My 1st One Night Stand


I hardly get a chance to go out clubbing here in LA because 1) it's so damn expensive, 2) I live 45 minutes from downtown LA without traffic, and 3) well, there really isn't a third reason, I'm just so frickin lazy that I'd only go out if someone were willing to drive my fat ass around town.

So when I finally was given the opportunity to venture out to an LA nightclub, I had to do it big. On this particular night, about the third or fourth week of my moving to LA, my boy Khasha picked me up and we headed down to Anaheim to meet up with one of his classmates, Nemo. Apparently, this guy's on that baller status and is a big partier (is that even a word?). So we get to his place and it's crazy. The ultimate bachelor pad. It was so baller that it even made ME blush like a little school girl. The whole time I'm thinking, "This guy's in med school but he's already living like a doctor!"

So we prefunk it, belt out the usual empty prefunk chants like, "We're sooo bringing bitches back this apartment tonight!" and head over to this club called Sutra where we meet up with more of Khasha's med school classmates and proceed to drink and dance like dirty little pirate whores.

Towards the end of the night, I blackout and this is where things get interesting:

We went to a Mexican place called Alberto's and let me tell you how bomb their burritos are. Their burritos are so bomb, that one bite brought me out of my blackout. Seriously! The series of events that I can recall from that night are drinking, dancing, blackout, taking three bites of that burrito, blackout, and then all of a sudden I'm waking up on the floor of Nemo's place.

When I woke up, the first thing I said to the guys was, "Hey, I might have been dreaming...but did we go to a burrito place last night?"

"Yeah, you took a couple bites of your burrito and then you couldn't stop repeating, 'This is so good' over and over again. Then you stuck your head out of the car window on the I-5 and threw up on the freeway all the way to Nemo's house, where we had to pick you up and throw you on the floor."

"Nice! So you're telling me there are still left overs of the burrito?"

"Yes."

"And it wasn't a dream?!"

"No."

Can you imagine my excitement?! Thinking that it had all been just a delicious dream, only to wake up and find out it were true! I wish that had happened that one time I had that dream where I was married to Jessica Alba and Jessica Biel and while we were doin the nasty mcnasty in our mansion in Hawai'i, Oprah calls me up and tells me she really doesn't need all her money anymore. But oh well, I've digressed.

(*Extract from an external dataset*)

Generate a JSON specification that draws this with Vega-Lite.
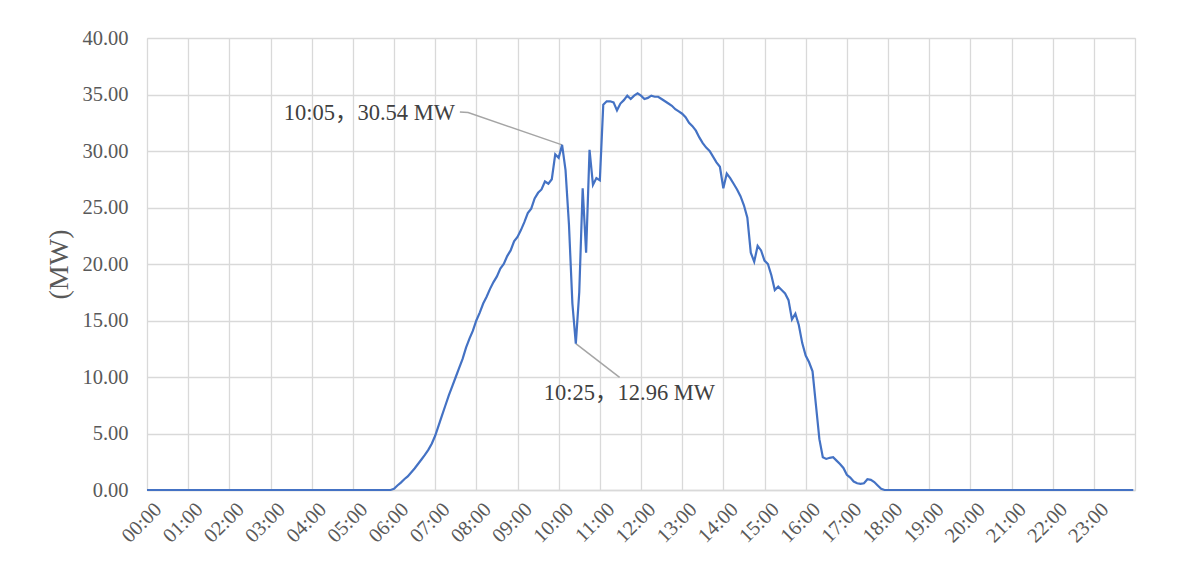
{
  "$schema": "https://vega.github.io/schema/vega-lite/v6.json",
  "autosize": {"type": "none"},
  "width": 988,
  "height": 452,
  "padding": {"left": 147, "top": 38, "right": 42, "bottom": 80},
  "background": "#ffffff",
  "config": {
    "view": {"stroke": "#d9d9d9", "strokeWidth": 1},
    "font": "Liberation Serif"
  },
  "datasets": {
    "power": [
      {"hour": 0, "mw": 0},
      {"hour": 5.8333, "mw": 0},
      {"hour": 5.9167, "mw": 0},
      {"hour": 6.0, "mw": 0.1},
      {"hour": 6.0833, "mw": 0.4},
      {"hour": 6.1667, "mw": 0.65},
      {"hour": 6.25, "mw": 0.95},
      {"hour": 6.3333, "mw": 1.2},
      {"hour": 6.4167, "mw": 1.55},
      {"hour": 6.5, "mw": 1.9},
      {"hour": 6.5833, "mw": 2.3},
      {"hour": 6.6667, "mw": 2.7},
      {"hour": 6.75, "mw": 3.1},
      {"hour": 6.8333, "mw": 3.55},
      {"hour": 6.9167, "mw": 4.1},
      {"hour": 7.0, "mw": 4.8},
      {"hour": 7.0833, "mw": 5.7},
      {"hour": 7.1667, "mw": 6.6},
      {"hour": 7.25, "mw": 7.5},
      {"hour": 7.3333, "mw": 8.4},
      {"hour": 7.4167, "mw": 9.2},
      {"hour": 7.5, "mw": 10.0},
      {"hour": 7.5833, "mw": 10.8},
      {"hour": 7.6667, "mw": 11.6},
      {"hour": 7.75, "mw": 12.6},
      {"hour": 7.8333, "mw": 13.4},
      {"hour": 7.9167, "mw": 14.1},
      {"hour": 8.0, "mw": 15.0},
      {"hour": 8.0833, "mw": 15.7},
      {"hour": 8.1667, "mw": 16.5},
      {"hour": 8.25, "mw": 17.1},
      {"hour": 8.3333, "mw": 17.8},
      {"hour": 8.4167, "mw": 18.4},
      {"hour": 8.5, "mw": 18.9},
      {"hour": 8.5833, "mw": 19.6},
      {"hour": 8.6667, "mw": 20.0},
      {"hour": 8.75, "mw": 20.7},
      {"hour": 8.8333, "mw": 21.2},
      {"hour": 8.9167, "mw": 22.0},
      {"hour": 9.0, "mw": 22.4},
      {"hour": 9.0833, "mw": 23.0},
      {"hour": 9.1667, "mw": 23.7},
      {"hour": 9.25, "mw": 24.5},
      {"hour": 9.3333, "mw": 24.9},
      {"hour": 9.4167, "mw": 25.8},
      {"hour": 9.5, "mw": 26.3},
      {"hour": 9.5833, "mw": 26.6},
      {"hour": 9.6667, "mw": 27.3},
      {"hour": 9.75, "mw": 27.1},
      {"hour": 9.8333, "mw": 27.5},
      {"hour": 9.9167, "mw": 29.7},
      {"hour": 10.0, "mw": 29.4},
      {"hour": 10.0833, "mw": 30.54},
      {"hour": 10.1667, "mw": 28.3},
      {"hour": 10.25, "mw": 23.5},
      {"hour": 10.3333, "mw": 16.5},
      {"hour": 10.4167, "mw": 12.96},
      {"hour": 10.5, "mw": 17.5},
      {"hour": 10.5833, "mw": 26.7},
      {"hour": 10.6667, "mw": 21.0},
      {"hour": 10.75, "mw": 30.1},
      {"hour": 10.8333, "mw": 27.0},
      {"hour": 10.9167, "mw": 27.6},
      {"hour": 11.0, "mw": 27.4},
      {"hour": 11.0833, "mw": 34.1},
      {"hour": 11.1667, "mw": 34.4},
      {"hour": 11.25, "mw": 34.4},
      {"hour": 11.3333, "mw": 34.3},
      {"hour": 11.4167, "mw": 33.6},
      {"hour": 11.5, "mw": 34.2},
      {"hour": 11.5833, "mw": 34.5},
      {"hour": 11.6667, "mw": 34.9},
      {"hour": 11.75, "mw": 34.6},
      {"hour": 11.8333, "mw": 34.9},
      {"hour": 11.9167, "mw": 35.1},
      {"hour": 12.0, "mw": 34.9},
      {"hour": 12.0833, "mw": 34.6},
      {"hour": 12.1667, "mw": 34.7},
      {"hour": 12.25, "mw": 34.9},
      {"hour": 12.3333, "mw": 34.8},
      {"hour": 12.4167, "mw": 34.8},
      {"hour": 12.5, "mw": 34.6},
      {"hour": 12.5833, "mw": 34.4},
      {"hour": 12.6667, "mw": 34.2},
      {"hour": 12.75, "mw": 34.0},
      {"hour": 12.8333, "mw": 33.7},
      {"hour": 12.9167, "mw": 33.5},
      {"hour": 13.0, "mw": 33.3},
      {"hour": 13.0833, "mw": 33.0},
      {"hour": 13.1667, "mw": 32.5},
      {"hour": 13.25, "mw": 32.2},
      {"hour": 13.3333, "mw": 31.8},
      {"hour": 13.4167, "mw": 31.2},
      {"hour": 13.5, "mw": 30.7},
      {"hour": 13.5833, "mw": 30.3},
      {"hour": 13.6667, "mw": 30.0},
      {"hour": 13.75, "mw": 29.5},
      {"hour": 13.8333, "mw": 29.0},
      {"hour": 13.9167, "mw": 28.6},
      {"hour": 14.0, "mw": 26.7},
      {"hour": 14.0833, "mw": 28.0},
      {"hour": 14.1667, "mw": 27.6},
      {"hour": 14.25, "mw": 27.1},
      {"hour": 14.3333, "mw": 26.6},
      {"hour": 14.4167, "mw": 26.0},
      {"hour": 14.5, "mw": 25.2},
      {"hour": 14.5833, "mw": 24.1},
      {"hour": 14.6667, "mw": 21.0},
      {"hour": 14.75, "mw": 20.2},
      {"hour": 14.8333, "mw": 21.6},
      {"hour": 14.9167, "mw": 21.2},
      {"hour": 15.0, "mw": 20.3},
      {"hour": 15.0833, "mw": 20.0},
      {"hour": 15.1667, "mw": 19.0},
      {"hour": 15.25, "mw": 17.7},
      {"hour": 15.3333, "mw": 18.0},
      {"hour": 15.4167, "mw": 17.7},
      {"hour": 15.5, "mw": 17.4},
      {"hour": 15.5833, "mw": 16.8},
      {"hour": 15.6667, "mw": 15.1},
      {"hour": 15.75, "mw": 15.6},
      {"hour": 15.8333, "mw": 14.6},
      {"hour": 15.9167, "mw": 13.0},
      {"hour": 16.0, "mw": 11.9},
      {"hour": 16.0833, "mw": 11.3},
      {"hour": 16.1667, "mw": 10.5},
      {"hour": 16.25, "mw": 7.5},
      {"hour": 16.3333, "mw": 4.5},
      {"hour": 16.4167, "mw": 2.9},
      {"hour": 16.5, "mw": 2.75},
      {"hour": 16.5833, "mw": 2.85},
      {"hour": 16.6667, "mw": 2.9},
      {"hour": 16.75, "mw": 2.6},
      {"hour": 16.8333, "mw": 2.3},
      {"hour": 16.9167, "mw": 1.95},
      {"hour": 17.0, "mw": 1.35},
      {"hour": 17.0833, "mw": 1.1},
      {"hour": 17.1667, "mw": 0.75},
      {"hour": 17.25, "mw": 0.6},
      {"hour": 17.3333, "mw": 0.55},
      {"hour": 17.4167, "mw": 0.6},
      {"hour": 17.5, "mw": 0.95},
      {"hour": 17.5833, "mw": 0.9},
      {"hour": 17.6667, "mw": 0.7},
      {"hour": 17.75, "mw": 0.4},
      {"hour": 17.8333, "mw": 0.1},
      {"hour": 17.9167, "mw": 0},
      {"hour": 18.0, "mw": 0},
      {"hour": 23.9583, "mw": 0}
    ],
    "leaders": [
      {"leader": "peak", "hour": 7.6, "mw": 33.45},
      {"leader": "peak", "hour": 7.8, "mw": 33.4},
      {"leader": "peak", "hour": 10.0833, "mw": 30.54},
      {"leader": "dip", "hour": 10.4167, "mw": 12.96},
      {"leader": "dip", "hour": 11.48, "mw": 9.97}
    ],
    "notes": [
      {"label": "10:05，30.54 MW", "hour": 5.4, "mw": 33.4},
      {"label": "10:25，12.96 MW", "hour": 11.72, "mw": 8.62}
    ]
  },
  "layer": [
    {
      "data": {"name": "leaders"},
      "mark": {"type": "line", "color": "#a5a5a5", "strokeWidth": 1.5},
      "encoding": {
        "x": {"field": "hour", "type": "quantitative", "scale": {"domain": [0, 24], "nice": false, "zero": false}},
        "y": {"field": "mw", "type": "quantitative"},
        "detail": {"field": "leader"}
      }
    },
    {
      "data": {"name": "power"},
      "mark": {"type": "line", "color": "#4472c4", "strokeWidth": 2.2},
      "encoding": {
        "x": {
          "field": "hour",
          "type": "quantitative",
          "scale": {"domain": [0, 24], "nice": false, "zero": false},
          "axis": {
            "title": null,
            "values": [0, 1, 2, 3, 4, 5, 6, 7, 8, 9, 10, 11, 12, 13, 14, 15, 16, 17, 18, 19, 20, 21, 22, 23, 24],
            "labelExpr": "datum.value >= 24 ? '' : (datum.value < 10 ? '0' : '') + datum.value + ':00'",
            "labelAngle": -45,
            "labelAlign": "right",
            "labelBaseline": "top",
            "labelPadding": 9,
            "labelOffset": 4,
            "labelFontSize": 20.5,
            "labelColor": "#595959",
            "labelFont": "Liberation Serif",
            "labelOverlap": false,
            "labelFlush": false,
            "ticks": false,
            "grid": true,
            "gridColor": "#d9d9d9",
            "gridWidth": 1.3,
            "domainColor": "#d9d9d9",
            "domainWidth": 1.3
          }
        },
        "y": {
          "field": "mw",
          "type": "quantitative",
          "scale": {"domain": [0, 40], "nice": false},
          "axis": {
            "title": "(MW)",
            "titleFont": "Liberation Serif",
            "titleFontSize": 28,
            "titleFontWeight": "normal",
            "titleColor": "#595959",
            "titleAngle": -90,
            "titleX": -88,
            "titleY": 226,
            "titleAlign": "center",
            "titleBaseline": "middle",
            "values": [0, 5, 10, 15, 20, 25, 30, 35, 40],
            "format": ".2f",
            "labelFontSize": 20.5,
            "labelColor": "#595959",
            "labelFont": "Liberation Serif",
            "labelPadding": 19,
            "ticks": false,
            "domain": false,
            "grid": true,
            "gridColor": "#d9d9d9",
            "gridWidth": 1.3
          }
        }
      }
    },
    {
      "data": {"name": "notes"},
      "mark": {"type": "text", "font": "Liberation Serif, Noto Sans CJK SC", "fontSize": 22.5, "color": "#404040", "baseline": "middle", "align": "center"},
      "encoding": {
        "x": {"field": "hour", "type": "quantitative"},
        "y": {"field": "mw", "type": "quantitative"},
        "text": {"field": "label"}
      }
    }
  ]
}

So there it was!! I had only eaten half of the burrito and the other half was sitting in the fridge staring up at me, calling me, seducing me, giving me those come hither eyes that R Kelly only uses in preschools.

I didn't even warm that shit up, I grabbed it and as I was going to take a bite of it, I thought "What if it doesn't live up to my memory? I was drunk. The burrito was fresh and warm eight hours ago. What if I hyped it up in my mind and this burrito is actually crap?"

Screw it. I took a bite.

And it was GLORIOUS! The heavens opened up, light shined on my face, and I think I saw the virgin Mary. Every happy vision imaginable popped into my mind: naked women with horns trumpeting, unicorns dancing, Jesus eating ice cream on a merri-go-round.

My mouth engaged in premarital mastication and then passed it on to my stomach as if to say, "Here you go fella, Merry early Christmas!" And then it was done. The sexy pahhty was over and and I was left thoroughly satisfied.

But as I looked down at the now empty wrapper, I couldn't help but feel a little dirty.

"Just put the money on the dresser and leave!", I thought.

And that was the last time I saw her.

Did I feel cheap? Yes.

A little used? Maybe.

But there was definitely love there. And that's all that matters.